Javier Ona, an engineer who belongs to the MNFR's Technical Support Group, described the movement as ''forming part of the social capital of an Argentina that won't give up, and that forges, with its own skills and capacities, competitive companies out of the ashes.''

He pointed out that the very companies that went under or were loss-making when administered by their owners turned out to be viable when they began to be run by the workers.

''In these factories, workers have chosen to organise in cooperatives, but they have taken into account the bad experiences of traditional cooperatives,'' said Caro.

''All decisions are reached by assembly,'' he explained. ''It is virtually a form of direct democracy, and external management is not accepted.'' Both marketing and administration are handled by the employees themselves.

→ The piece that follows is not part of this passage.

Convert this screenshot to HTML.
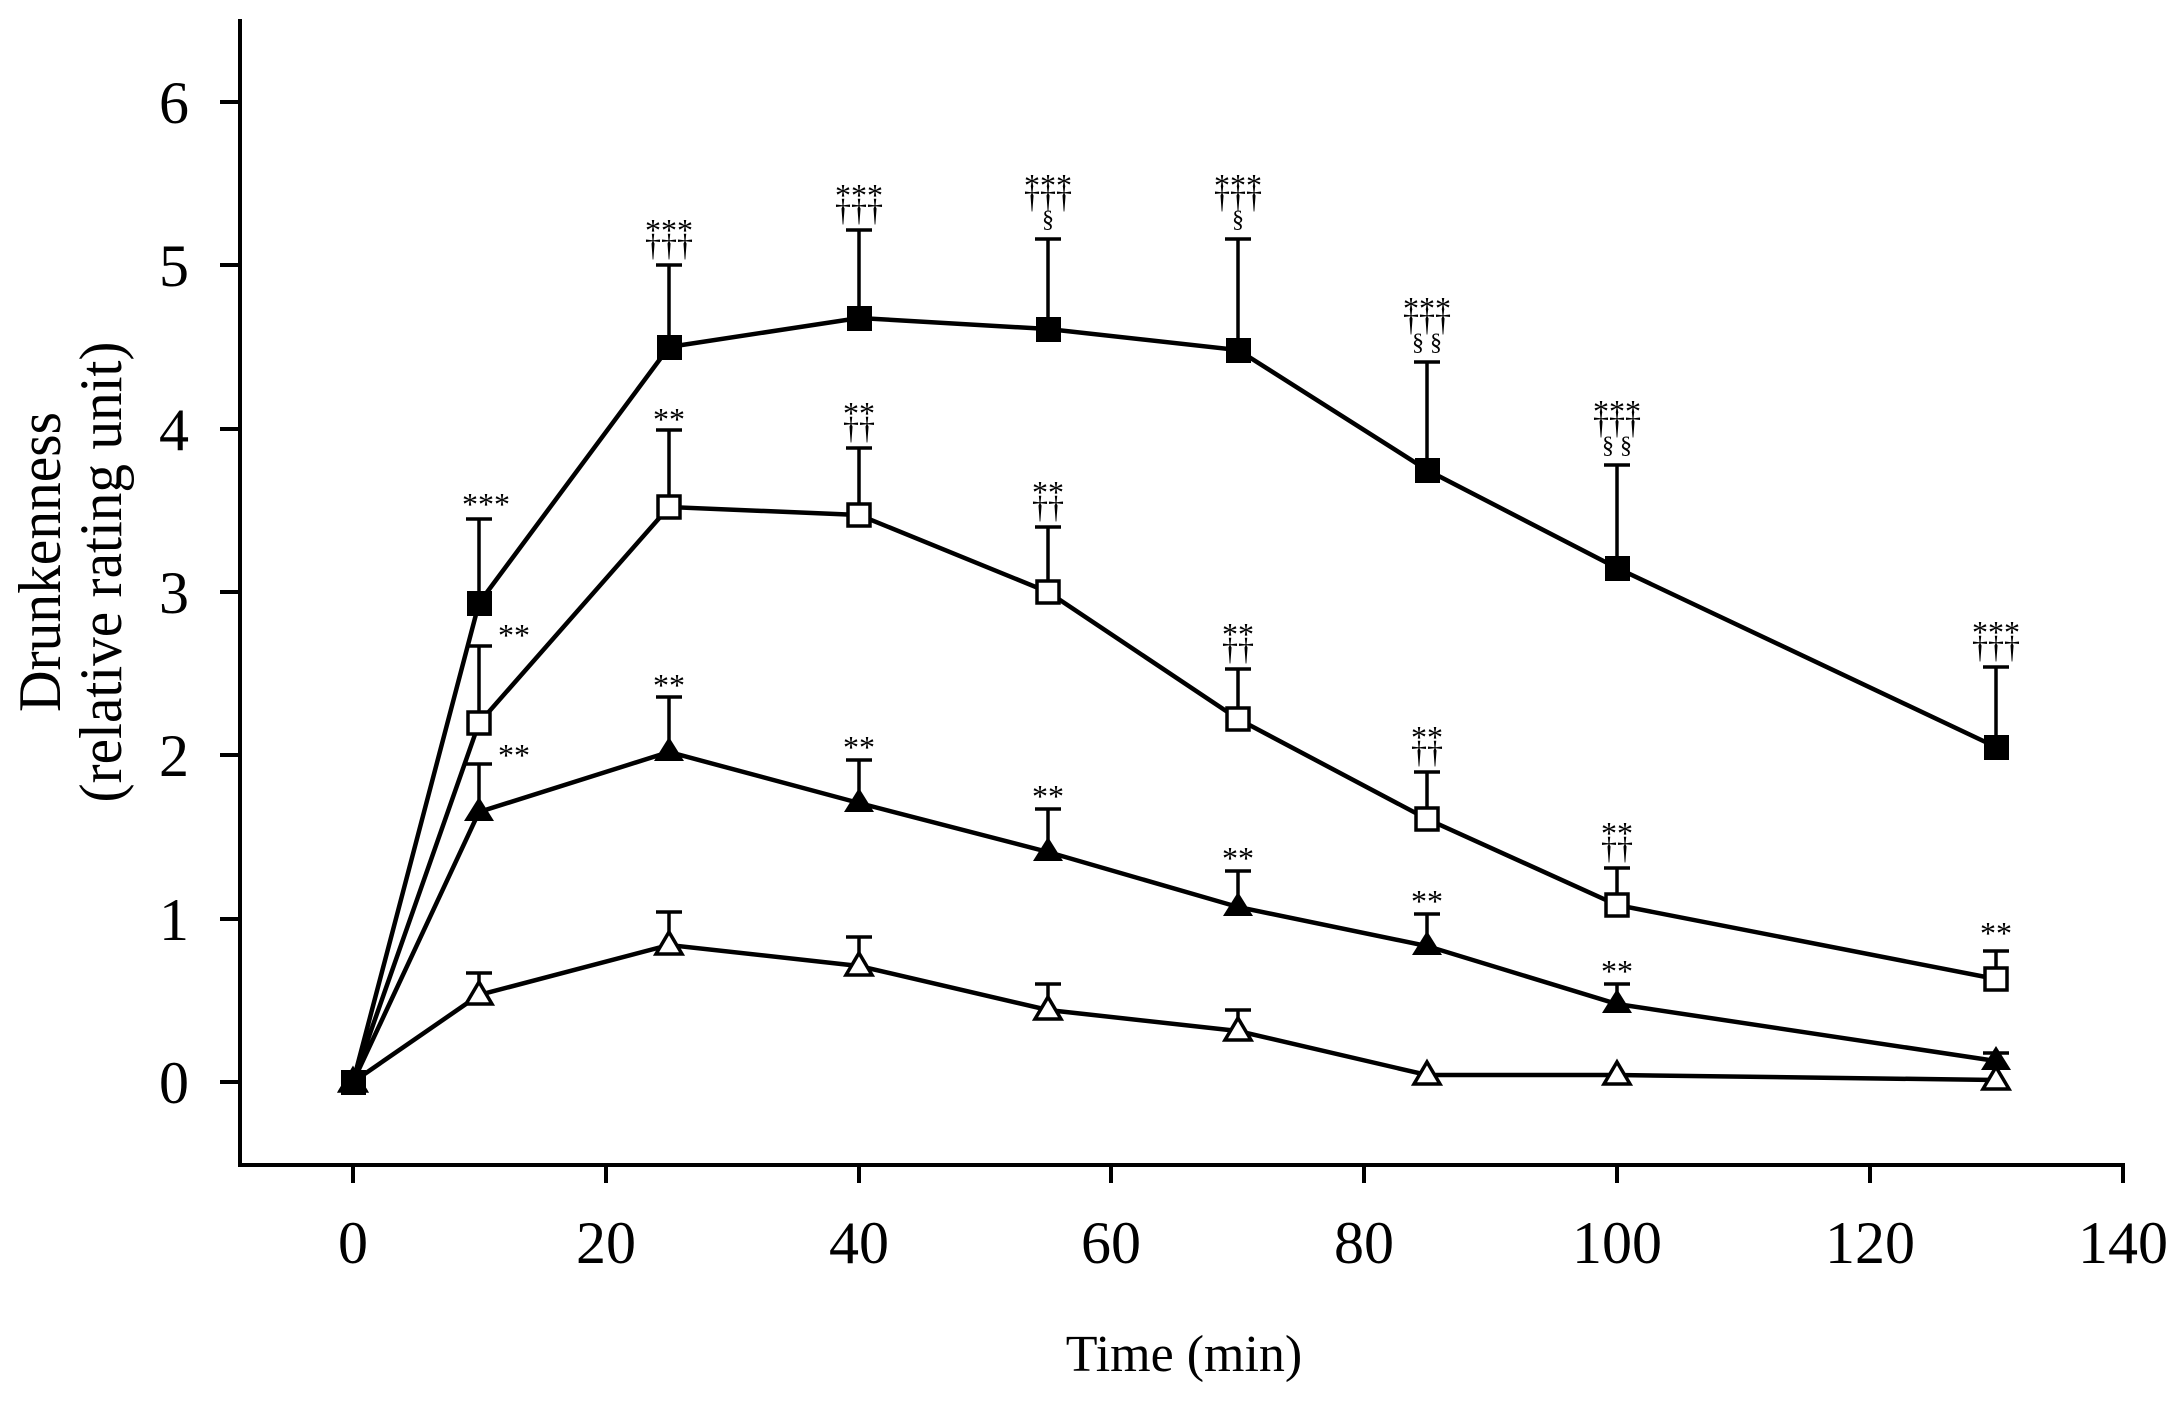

Outside financial assistance has not been accepted, because those offering the capital were interested in becoming associates or partners, he added.

After meeting with Caro and representatives of the cooperatives, left-leaning President Néstor Kirchner announced in early December that he would open a two million dollar credit line to help the recuperated factories improve their performance.

Under the new scheme, soft loans of up to 65,000 dollars will be made available to the cooperatives, requiring no guarantee, at an annual interest rate of seven percent.

In October, the Buenos Aires city council voted to support the process of recuperating factories, and exempted the cooperatives from paying taxes, while authorising them to use the brand names that identified the companies before they went under. It also arranged for the workers to pay off machinery and equipment at the prices they would fetch at auction.

''It is essential to eliminate the legal vacuum that surrounds these processes, since there are around 5,000 factories that are sitting idle and could be recuperated by the workers,'' said Caro.

''It is indispensable to modify the bankruptcy law so that a factory can continue being run by a workers' cooperative, credit can be extended to help the workers purchase machinery, the installations can be directly assigned to the employees, and their rights will be respected,'' he said.

The Kirchner administration has expressed an interest in amending the bankruptcy law, and the national people's defender (ombudsman), Eduardo Mondino, has even drafted a new version of the law.